The Boy Who Could But Didn’t » Aether

17 September, 2007

Aether

Sit in space and stare into terror. Is this it? Is this as good as it gets? Blank lifeless faces stare back at me from the order that surrounds, wordless mouths pulled into self-conscious smiles. What is it they’re saying that I am not? What is it I’m saying that they are not? I used to have a brain. Now I just have grey sludge leached out by sweetness into grey dishwater, grey bathwater. Grey, grey, grey and they see it as colours. Come splash around in my grey colour, I’m just like you. You’re nothing like me.
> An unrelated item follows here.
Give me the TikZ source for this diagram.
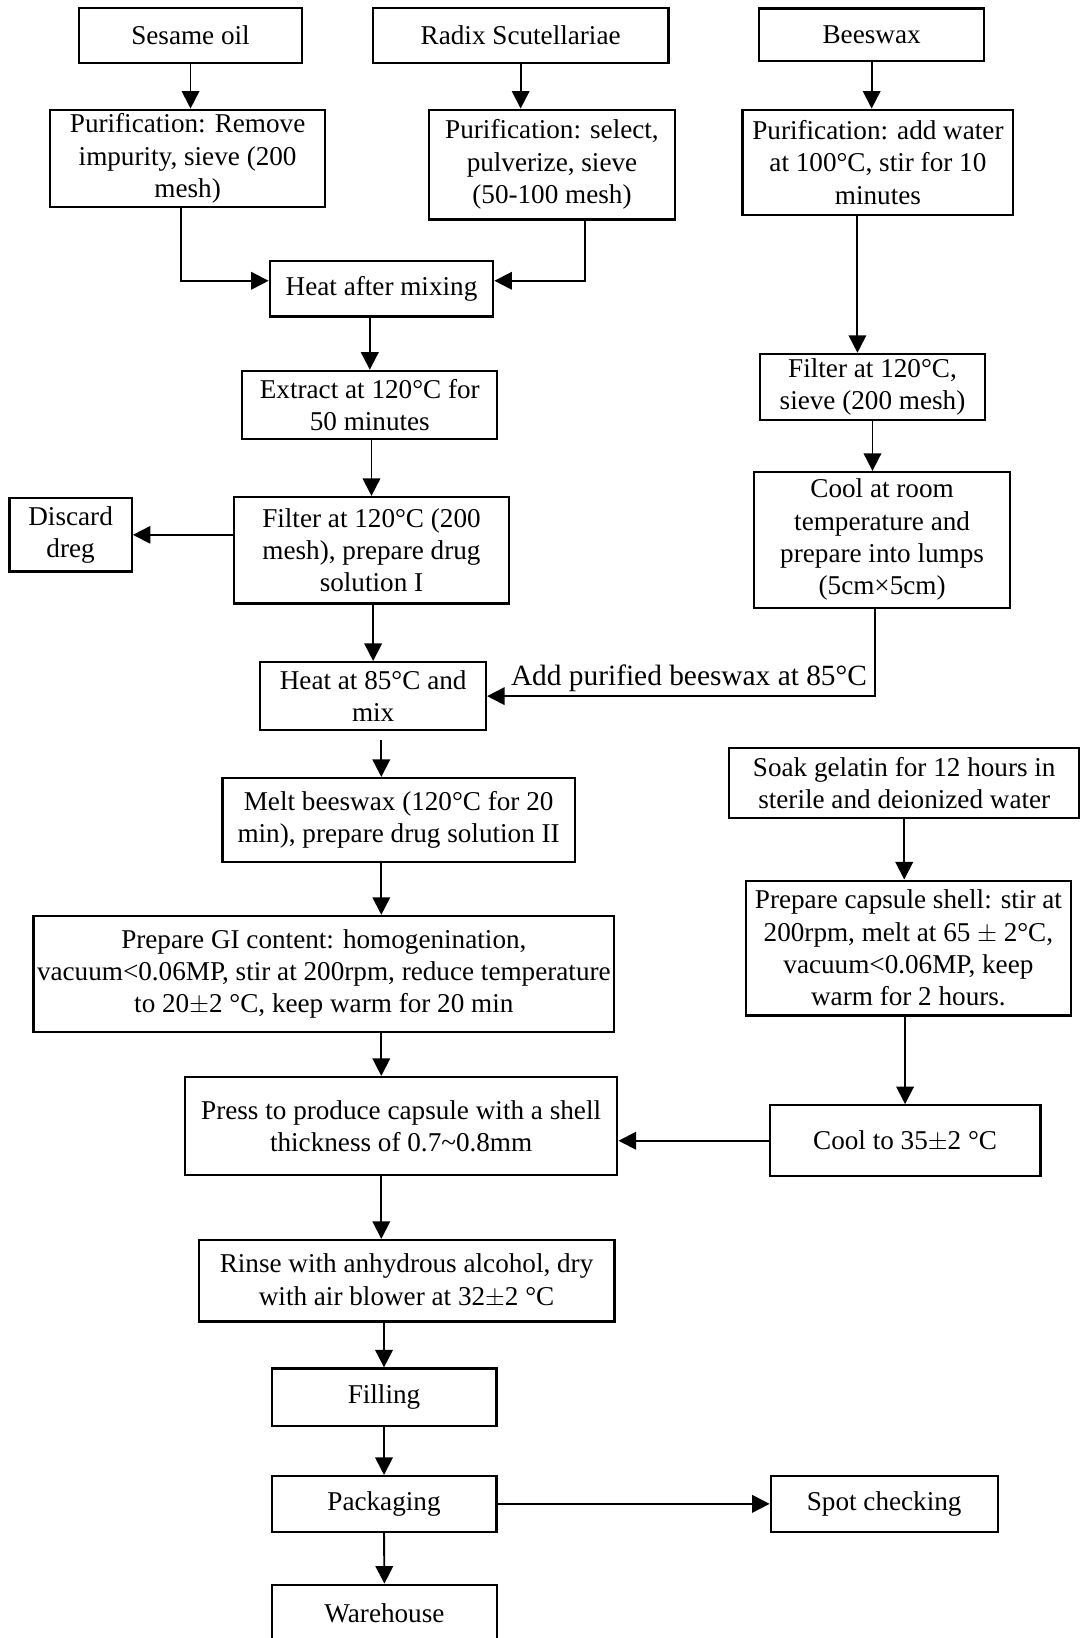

No, I’m nothing like you, so I’ll cut you - let’s take another colour, bright red this time. It’s another grey day and the cold is creeping under the door, through the window, clutching my knuckles that clutch my knees and grasping my elbows in its firm icy clasp. Winter is coming, and what have you saved? Air. So clutch your precious nothing and sit tight. Sit in space and stare into terror. Into terror. Into terror. This is it. This is all it is. There is nothing else. Nothing. But still I don’t give up. I really should give up. It never stops, any of it. Things change and stay the same in equal disappointment. What choice do you have but to live through it. Survive, again.

1 Comment »

  1. Ben, I think our last posts are dealing with something similar. You are like me and I am like you. But your experience is different. Your filters are different, your expression is unique to you. I think. Or try to. And I still see the colours in you.

    Shades of grey maybe, but no less beautiful. Much more so in fact, than acrid pinks or searing yellows in my experience. Same but different. [Am I coming across?]